### Set task
Return the material exactly, first line through the line containing "linestyle=(0, (1, 1.2)), zorder=2)", and nothing more. Pictures stay out.
#### Available data
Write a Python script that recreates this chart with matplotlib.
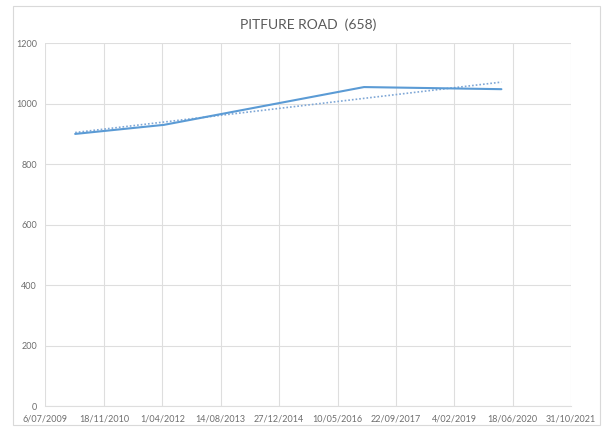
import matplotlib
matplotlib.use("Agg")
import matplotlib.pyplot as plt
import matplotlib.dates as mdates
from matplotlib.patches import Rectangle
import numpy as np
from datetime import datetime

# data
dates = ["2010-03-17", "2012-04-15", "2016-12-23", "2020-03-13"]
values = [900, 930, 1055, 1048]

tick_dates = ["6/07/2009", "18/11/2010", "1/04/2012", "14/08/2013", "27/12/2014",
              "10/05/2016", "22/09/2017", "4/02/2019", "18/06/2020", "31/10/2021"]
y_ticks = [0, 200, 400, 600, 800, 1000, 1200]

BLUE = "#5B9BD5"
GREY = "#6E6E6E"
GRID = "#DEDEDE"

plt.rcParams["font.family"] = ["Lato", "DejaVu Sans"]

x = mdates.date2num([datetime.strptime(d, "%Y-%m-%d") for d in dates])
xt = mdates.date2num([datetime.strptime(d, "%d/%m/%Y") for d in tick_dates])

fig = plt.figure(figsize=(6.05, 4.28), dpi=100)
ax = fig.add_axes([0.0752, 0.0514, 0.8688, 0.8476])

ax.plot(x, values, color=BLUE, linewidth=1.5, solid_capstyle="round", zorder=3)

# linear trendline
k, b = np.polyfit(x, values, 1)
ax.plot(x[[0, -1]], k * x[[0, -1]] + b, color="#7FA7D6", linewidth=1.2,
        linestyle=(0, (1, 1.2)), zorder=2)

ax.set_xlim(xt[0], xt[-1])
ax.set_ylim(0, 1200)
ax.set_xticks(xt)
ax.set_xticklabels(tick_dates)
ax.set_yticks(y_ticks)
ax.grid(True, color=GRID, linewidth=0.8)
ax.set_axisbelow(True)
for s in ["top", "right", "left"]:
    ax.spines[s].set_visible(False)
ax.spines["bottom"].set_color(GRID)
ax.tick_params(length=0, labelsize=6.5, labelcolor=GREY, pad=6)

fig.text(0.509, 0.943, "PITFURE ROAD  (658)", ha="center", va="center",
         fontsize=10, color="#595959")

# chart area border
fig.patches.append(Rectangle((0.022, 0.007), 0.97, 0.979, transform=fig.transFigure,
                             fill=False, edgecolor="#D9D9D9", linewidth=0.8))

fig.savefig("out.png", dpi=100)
########
### Worked solution
Write a Python script that recreates this chart with matplotlib.
import matplotlib
matplotlib.use("Agg")
import matplotlib.pyplot as plt
import matplotlib.dates as mdates
from matplotlib.patches import Rectangle
import numpy as np
from datetime import datetime

# data
dates = ["2010-03-17", "2012-04-15", "2016-12-23", "2020-03-13"]
values = [900, 930, 1055, 1048]

tick_dates = ["6/07/2009", "18/11/2010", "1/04/2012", "14/08/2013", "27/12/2014",
              "10/05/2016", "22/09/2017", "4/02/2019", "18/06/2020", "31/10/2021"]
y_ticks = [0, 200, 400, 600, 800, 1000, 1200]

BLUE = "#5B9BD5"
GREY = "#6E6E6E"
GRID = "#DEDEDE"

plt.rcParams["font.family"] = ["Lato", "DejaVu Sans"]

x = mdates.date2num([datetime.strptime(d, "%Y-%m-%d") for d in dates])
xt = mdates.date2num([datetime.strptime(d, "%d/%m/%Y") for d in tick_dates])

fig = plt.figure(figsize=(6.05, 4.28), dpi=100)
ax = fig.add_axes([0.0752, 0.0514, 0.8688, 0.8476])

ax.plot(x, values, color=BLUE, linewidth=1.5, solid_capstyle="round", zorder=3)

# linear trendline
k, b = np.polyfit(x, values, 1)
ax.plot(x[[0, -1]], k * x[[0, -1]] + b, color="#7FA7D6", linewidth=1.2,
        linestyle=(0, (1, 1.2)), zorder=2)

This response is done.